Project Gaydar: Data-Mining Social Networks
Using data from the social network Facebook, they made a striking discovery: just by looking at a person’s online friends, they could predict whether the person was gay. They did this with a software program that looked at the gender and sexuality of a person’s friends and, using statistical analysis, made a prediction. The two students had no way of checking all of their predictions, but based on their own knowledge outside the Facebook world, their computer program appeared quite accurate for men, they said. People may be effectively “outing” themselves just by the virtual company they keep.
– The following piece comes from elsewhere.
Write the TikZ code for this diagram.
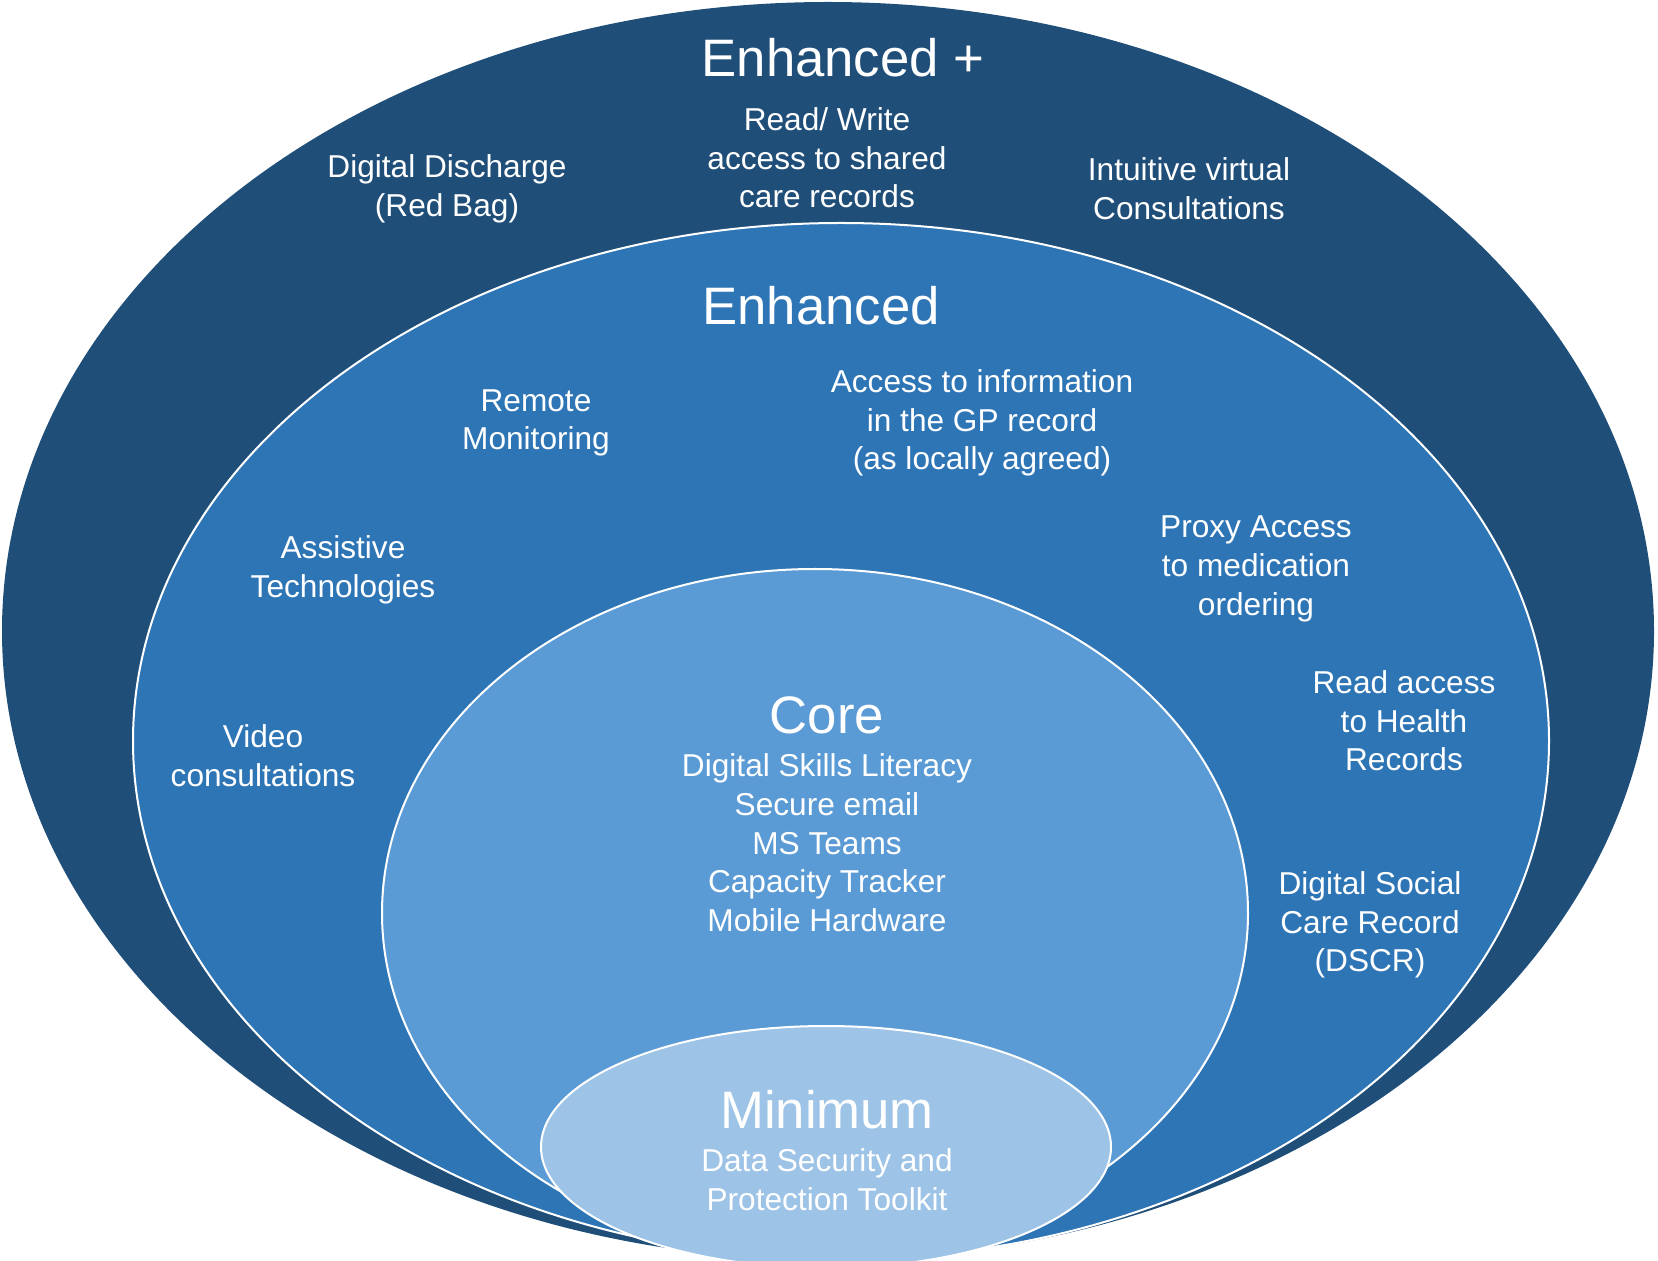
\documentclass[tikz,border=0pt]{standalone}
\usepackage{fontspec}
\setmainfont{Liberation Sans}
\usepackage{tikz}
\definecolor{plusblue}{HTML}{1F4E79}
\definecolor{enhblue}{HTML}{2E75B6}
\definecolor{coreblue}{HTML}{5B9BD5}
\definecolor{minblue}{HTML}{9DC3E6}
\tikzset{
	ring/.style={draw=white, line width=0.57pt},
	lbl/.style={text=white, align=center, inner sep=0pt, font=\fontsize{9}{11}\selectfont},
	ttl/.style={text=white, inner sep=0pt, font=\fontsize{15}{18}\selectfont}
}

\begin{document}
\begin{tikzpicture}[x=0.1mm, y=0.1mm]
			%%%%% START %%%%%
			
			\useasboundingbox (0, 0) rectangle (1658, -1261);
			
			\fill[plusblue] (828, -631) ellipse (826 and 629);
			\draw[ring, fill=enhblue] (841, -741) ellipse (708 and 518);
			\draw[ring, fill=coreblue] (815, -913) ellipse (433 and 344);
			\draw[ring, fill=minblue] (826, -1147) ellipse (285 and 121);
			
			\node[ttl] (plus) at (843, -58) {Enhanced +};
			\node[lbl] (readwrite) at (827, -158) {Read/ Write\\access to shared\\care records};
			\node[lbl] (discharge) at (447, -189) {Digital Discharge\\(Red Bag)};
			\node[lbl] (virtual) at (1189, -189) {Intuitive virtual\\Consultations};
			
			\node[ttl] (enh) at (821, -306) {Enhanced};
			\node[lbl] (remote) at (536, -423) {Remote\\Monitoring};
			\node[lbl] (gprecord) at (982, -423) {Access to information\\in the GP record\\(as locally agreed)};
			\node[lbl] (assist) at (343, -570) {Assistive\\Technologies};
			\node[lbl] (proxy) at (1256, -569) {Proxy Access\\to medication\\ordering};
			\node[lbl] (video) at (263, -756) {Video\\consultations};
			\node[lbl] (health) at (1404, -721) {Read access\\to Health\\Records};
			\node[lbl] (dscr) at (1370, -925) {Digital Social\\Care Record\\(DSCR)};
			
			\node[ttl] (core) at (827, -715) {Core};
			\node[lbl] (corelist) at (827, -843) {Digital Skills Literacy\\Secure email\\MS Teams\\Capacity Tracker\\Mobile Hardware};
			
			\node[ttl] (min) at (827, -1110) {Minimum};
			\node[lbl] (dspt) at (827, -1180) {Data Security and\\Protection Toolkit};
			
			%%%%% END %%%%%
		\end{tikzpicture}
\end{document}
“When they first did it, it was absolutely striking – we said, ‘Oh my God – you can actually put some computation behind that,’ ” said Hal Abelson, a computer science professor at MIT who co-taught the course. “That pulls the rug out from a whole policy and technology perspective that the point is to give you control over your information – because you don’t have control over your information.”
. . .
Facebook spokesman Simon Axten could not respond to Jernigan and Mistree’s analysis, since it is not public, but pointed out that it is something that happens every day.
- Project ‘Gaydar’ by Carolyn Y. Johnson
Boston Globe
2009-09-20
Oops! Your sexual preference is showing.
Keep in mind that the research performed by these students is far from “high-tech” – their research isn’t published but it is safe to assume that they put together something possibly as simple as counting each individual’s connections and, where an individual with an unknown sexual preference was connected to another individual with a known sexual preference, added to that individual’s homosexuality indicator.
This would be a highly iterative process, however, knowing the actual sexual preference of only a small percentage of individuals and then extrapolating upon connections from unknown to unknown based upon what is known would allow the data mining program to indicate with better-than-random probability the sexual preference of everyone with a connection.
Take it a few steps further and start analyzing the other information provided – favorite books, movies, musical acts, their addresses, the content posted by users on eachothers’ profile pages, content posted in online journals, the content of sites linked from each user’s profile, even their names… you can build a statistically-probable representation of an individual down to his or her ideology.
So, who wants to be first up against the wall?